## TASK TO COMPLETE
Lines containing the word "that" are the ones to copy from the records below.

## DATA PROVIDED
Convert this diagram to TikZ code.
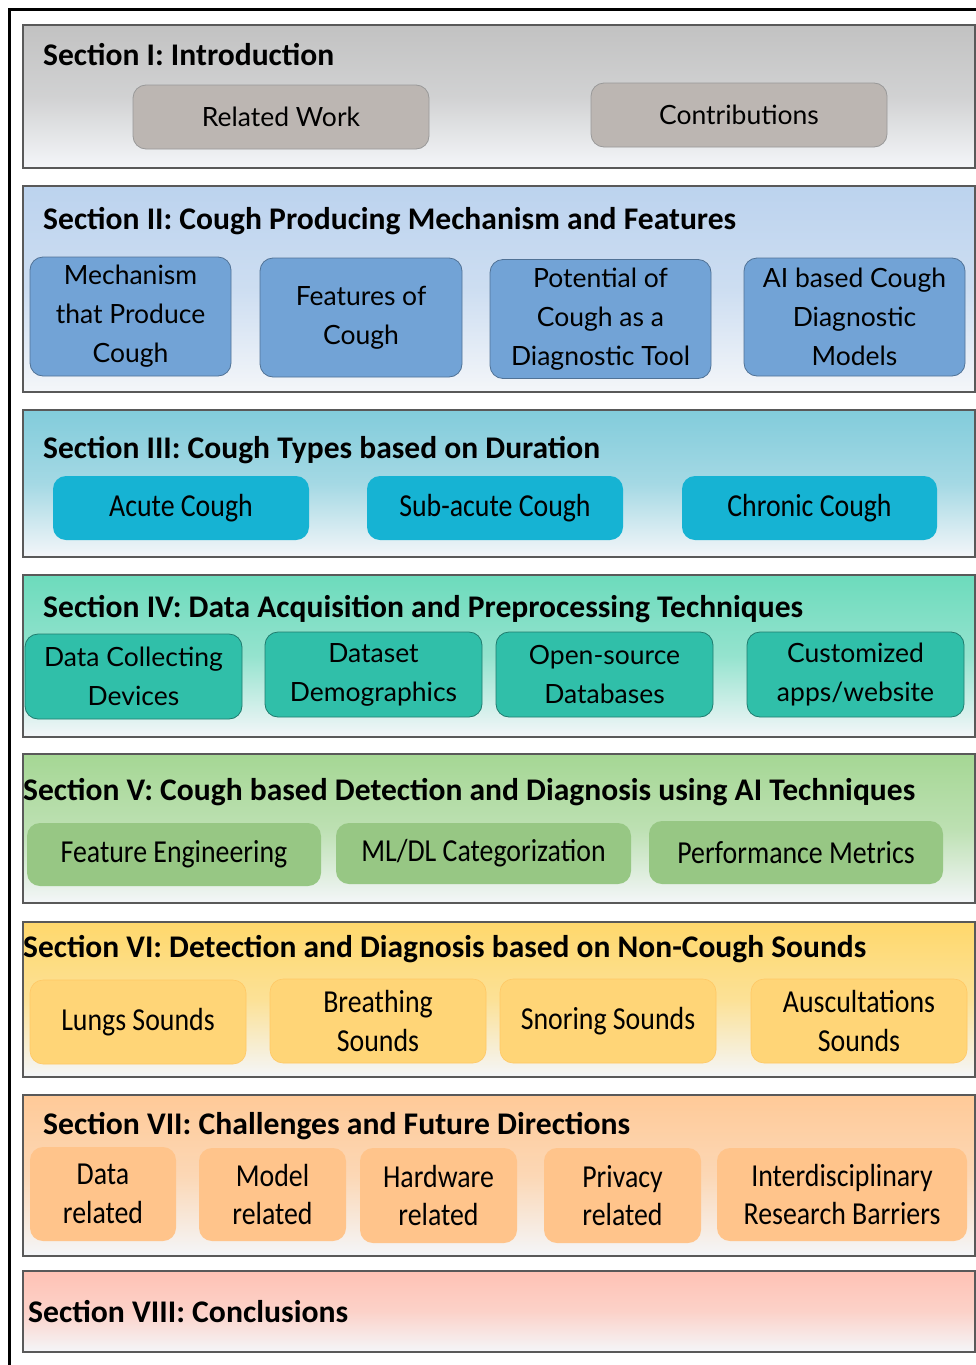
\documentclass[tikz,border=0pt]{standalone}
\usepackage{graphicx}
\usepackage{fontspec}
\setmainfont{Carlito}
\newfontfamily\roundfont{Lato}
\newfontfamily\narrowfont[FakeStretch=0.87]{Carlito}

% scale a text horizontally so that it is exactly #1 wide
\newsavebox\fitbox
\newcommand\hfit[2]{\sbox\fitbox{#2}\scalebox{\fpeval{(#1)/(\the\wd\fitbox)}}[1]{\usebox\fitbox}}

\definecolor{gI}{HTML}{C2C2C2}
\definecolor{gII}{HTML}{BCD3EE}
\definecolor{gIII}{HTML}{82CCDB}
\definecolor{gIV}{HTML}{6CDBBC}
\definecolor{gV}{HTML}{A5D794}
\definecolor{gVI}{HTML}{FFD86C}
\definecolor{gVII}{HTML}{FFCA98}
\definecolor{gVIII}{HTML}{FFC2B4}
\definecolor{pale}{HTML}{F4F6F9}

\definecolor{fI}{HTML}{BCB6B2}
\definecolor{fII}{HTML}{72A3D6}
\definecolor{fIII}{HTML}{16B3D3}
\definecolor{fIV}{HTML}{30BFA9}
\definecolor{fV}{HTML}{97C784}
\definecolor{fVI}{HTML}{FFD577}
\definecolor{fVII}{HTML}{FFC48B}

\tikzset{
  sect/.style={draw=black!65, line width=1.1pt, bottom color=pale, top color=#1,
               middle color=#1!70!pale},
  title/.style={anchor=base west, inner sep=0pt,
                font=\fontsize{31.5}{37}\selectfont\bfseries},
  sub/.style={rounded corners=13pt, align=center, inner sep=0pt},
  subround/.style={sub, font=\roundfont\fontsize{26.5}{39}\selectfont},
  subcal/.style={sub, font=\narrowfont\fontsize{32}{38.5}\selectfont},
  bI/.style={subround, fill=fI, draw=black!40, line width=0.8pt},
  bII/.style={subround, fill=fII, draw=fII!70!black, line width=0.8pt},
  bIII/.style={subcal, fill=fIII},
  bIV/.style={subround, fill=fIV, draw=fIV!65!black, line width=0.8pt},
  bV/.style={subcal, fill=fV},
  bVI/.style={subcal, fill=fVI, draw=fVI!85!orange, line width=0.6pt},
  bVII/.style={subcal, fill=fVII},
}

\begin{document}
\begin{tikzpicture}[x=1pt, y=-1pt]
\useasboundingbox (0,0) rectangle (976,1365);
\fill[white] (0,0) rectangle (976,1365);

% frame round the whole outline
\draw[line width=2.6pt] (976,9.5) -- (9.5,9.5) -- (9.5,1366);

% ---- Section I
\path[sect=gI] (23,25) rectangle (975,168);
\node[title] (tI) at (43,65) {\hfit{291pt}{Section I: Introduction}};
\node[bI, minimum width=296, minimum height=64] (rw) at (281,117) {Related Work};
\node[bI, minimum width=296, minimum height=64] (contr) at (739,115) {Contributions};

% ---- Section II
\path[sect=gII] (23,186) rectangle (975,392);
\node[title] (tII) at (43,229) {\hfit{693pt}{Section II: Cough Producing Mechanism and Features}};
\node[bII, minimum width=201, minimum height=119] (mech) at (130.5,316.5) {Mechanism\\that Produce\\Cough};
\node[bII, minimum width=202, minimum height=119] (feat) at (361,317.5) {Features of\\Cough};
\node[bII, minimum width=221, minimum height=119] (pot) at (600.5,319) {Potential of\\Cough as a\\Diagnostic Tool};
\node[bII, minimum width=221, minimum height=118] (aimod) at (854.5,317) {AI based Cough\\Diagnostic\\Models};

% ---- Section III
\path[sect=gIII] (23,410) rectangle (975,557);
\node[title] (tIII) at (43,458) {\hfit{557pt}{Section III: Cough Types based on Duration}};
\node[bIII, minimum width=256, minimum height=64] (acute) at (181,508) {Acute Cough};
\node[bIII, minimum width=256, minimum height=64] (subac) at (495,508) {Sub-acute Cough};
\node[bIII, minimum width=255, minimum height=64] (chron) at (809.5,508) {Chronic Cough};

% ---- Section IV
\path[sect=gIV] (23,575) rectangle (975,737);
\node[title] (tIV) at (43,617) {\hfit{760pt}{Section IV: Data Acquisition and Preprocessing Techniques}};
\node[bIV, minimum width=217, minimum height=85] (devs) at (133.5,676.5) {Data Collecting\\Devices};
\node[bIV, minimum width=217, minimum height=85] (demo) at (373.5,674.5) {Dataset\\Demographics};
\node[bIV, minimum width=217, minimum height=85] (opendb) at (604.5,674.5) {Open-source\\Databases};
\node[bIV, minimum width=217, minimum height=85] (apps) at (855.5,674.5) {Customized\\apps/website};

% ---- Section V
\path[sect=gV] (23,754) rectangle (975,903);
\node[title] (tV) at (23,800) {\hfit{892pt}{Section V: Cough based Detection and Diagnosis using AI Techniques}};
\node[bV, minimum width=294, minimum height=63] (feng) at (174,854.5) {Feature Engineering};
\node[bV, minimum width=295, minimum height=61] (mldl) at (483.5,853.5) {ML/DL Categorization};
\node[bV, minimum width=294, minimum height=63] (perf) at (796,852.5) {Performance Metrics};

% ---- Section VI
\path[sect=gVI] (23,922) rectangle (975,1077);
\node[title] (tVI) at (23,957) {\hfit{843pt}{Section VI: Detection and Diagnosis based on Non-Cough Sounds}};
\node[bVI, minimum width=216, minimum height=84] (lungs) at (138,1022) {Lungs Sounds};
\node[bVI, minimum width=216, minimum height=84] (breath) at (378,1021) {Breathing\\Sounds};
\node[bVI, minimum width=216, minimum height=84] (snore) at (608,1021) {Snoring Sounds};
\node[bVI, minimum width=216, minimum height=84] (ausc) at (859,1021) {Auscultations\\Sounds};

% ---- Section VII
\path[sect=gVII] (23,1095) rectangle (975,1256);
\node[title] (tVII) at (43,1134) {\hfit{587pt}{Section VII: Challenges and Future Directions}};
\node[bVII, minimum width=146, minimum height=94] (datarel) at (103,1194) {Data\\related};
\node[bVII, minimum width=147, minimum height=93] (modrel) at (272.5,1194.5) {Model\\related};
\node[bVII, minimum width=157, minimum height=95] (hwrel) at (438.5,1195.5) {Hardware\\related};
\node[bVII, minimum width=157, minimum height=95] (privrel) at (622.5,1195.5) {Privacy\\related};
\node[bVII, minimum width=250, minimum height=93] (interd) at (842,1194.5) {Interdisciplinary\\Research Barriers};

% ---- Section VIII
\path[sect=gVIII] (23,1271) rectangle (975,1352);
\node[title] (tVIII) at (28,1322) {\hfit{320pt}{Section VIII: Conclusions}};
\end{tikzpicture}
\end{document}
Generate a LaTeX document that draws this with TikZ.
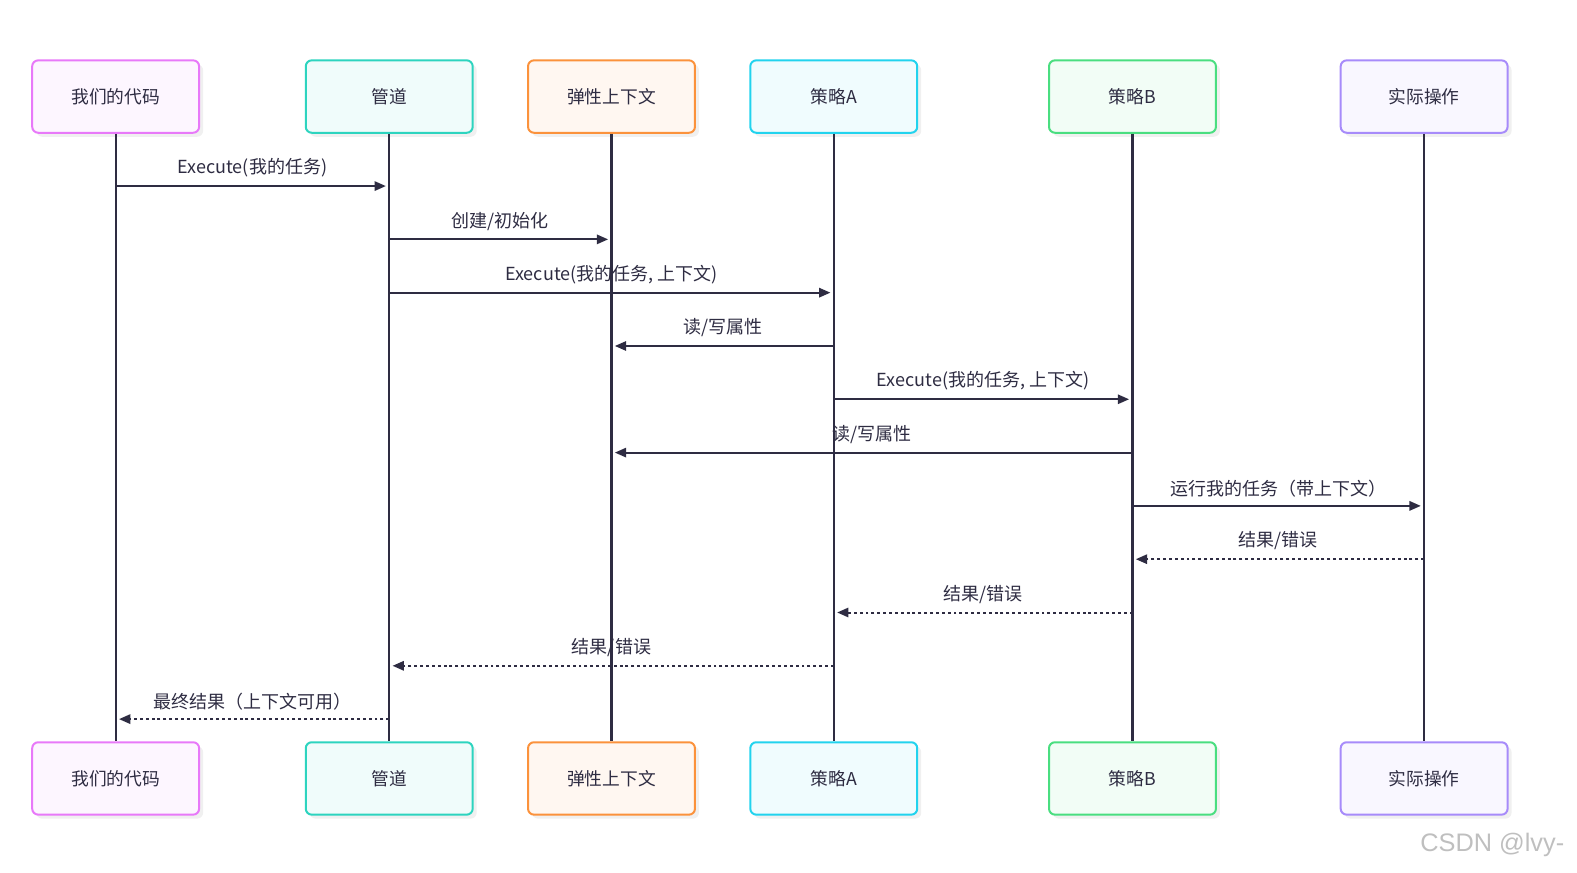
\documentclass[tikz,border=0pt]{standalone}
\usepackage{fontspec}
\setmainfont{Noto Sans CJK SC}
\newfontfamily\markfont{Liberation Sans}
\usetikzlibrary{positioning,shadows,arrows.meta}

\definecolor{ink}{HTML}{2E2C42}
\definecolor{cpink}{HTML}{E879F9}
\definecolor{cteal}{HTML}{2DD4BF}
\definecolor{corange}{HTML}{FB923C}
\definecolor{ccyan}{HTML}{22D3EE}
\definecolor{cgreen}{HTML}{4ADE80}
\definecolor{cviolet}{HTML}{A78BFA}

\tikzset{
    actor/.style={rectangle,rounded corners=4.5pt,draw=#1,fill=#1!7,line width=1.5pt,
        minimum width=125.2pt,minimum height=54.3pt,font=\fontsize{13.3}{16}\selectfont,text=ink,
        drop shadow={opacity=0.12,shadow xshift=3pt,shadow yshift=-3pt}},
    lifeline/.style={draw=ink,line width=1.6pt},
    msg/.style={draw=ink,line width=1.5pt,-{Triangle[length=8.5pt,width=7pt]},shorten >=2.5pt},
    reply/.style={msg,dash pattern=on 2.2pt off 2.2pt},
    lbl/.style={midway,above=6pt,font=\fontsize{13.5}{16}\selectfont,text=ink,inner sep=0pt}
}

\begin{document}
\begin{tikzpicture}[x=0.7543pt,y=-0.7543pt]
    \useasboundingbox (0,0) rectangle (1568,868);

    % Participants
    \node[actor=cpink]   (code) at (115,96)  {我们的代码};
    \node[actor=cteal]   (pipe) at (387,96)  {管道};
    \node[actor=corange] (ctx)  at (608,96)  {弹性上下文};
    \node[actor=ccyan]   (sta)  at (829,96)  {策略A};
    \node[actor=cgreen]  (stb)  at (1126,96) {策略B};
    \node[actor=cviolet] (op)   at (1416,96) {实际操作};

    \node[actor=cpink]   (code2) at (115,774)  {我们的代码};
    \node[actor=cteal]   (pipe2) at (387,774)  {管道};
    \node[actor=corange] (ctx2)  at (608,774)  {弹性上下文};
    \node[actor=ccyan]   (sta2)  at (829,774)  {策略A};
    \node[actor=cgreen]  (stb2)  at (1126,774) {策略B};
    \node[actor=cviolet] (op2)   at (1416,774) {实际操作};

    % Lifelines
    \foreach \p in {code,pipe,ctx,sta,stb,op}
        \draw[lifeline] (\p.south) -- (\p2.north);

    % Messages
    \draw[msg] (code |- 0,185) -- (pipe |- 0,185) node[lbl] {Execute(我的任务)};
    \draw[msg] (pipe |- 0,238) -- (ctx |- 0,238) node[lbl] {创建/初始化};
    \draw[msg] (pipe |- 0,291) -- (sta |- 0,291) node[lbl] {Execute(我的任务, 上下文)};
    \draw[msg] (sta |- 0,344) -- (ctx |- 0,344) node[lbl] {读/写属性};
    \draw[msg] (sta |- 0,397) -- (stb |- 0,397) node[lbl] {Execute(我的任务, 上下文)};
    \draw[msg] (stb |- 0,450) -- (ctx |- 0,450) node[lbl] {读/写属性};
    \draw[msg] (stb |- 0,503) -- (op |- 0,503) node[lbl] {运行我的任务（带上下文）};

    % Replies
    \draw[reply] (op |- 0,556) -- (stb |- 0,556) node[lbl] {结果/错误};
    \draw[reply] (stb |- 0,609) -- (sta |- 0,609) node[lbl] {结果/错误};
    \draw[reply] (sta |- 0,662) -- (pipe |- 0,662) node[lbl] {结果/错误};
    \draw[reply] (pipe |- 0,715) -- (code |- 0,715) node[lbl] {最终结果（上下文可用）};

    \node[font=\markfont\fontsize{19}{22}\selectfont,text=black!25,anchor=east] (mark) at (1560,840) {CSDN @lvy-};
\end{tikzpicture}
\end{document}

## OUTPUT OF THE EXERCISE
% scale a text horizontally so that it is exactly #1 wide
\node[bII, minimum width=201, minimum height=119] (mech) at (130.5,316.5) {Mechanism\\that Produce\\Cough};
Generate a LaTeX document that draws this with TikZ.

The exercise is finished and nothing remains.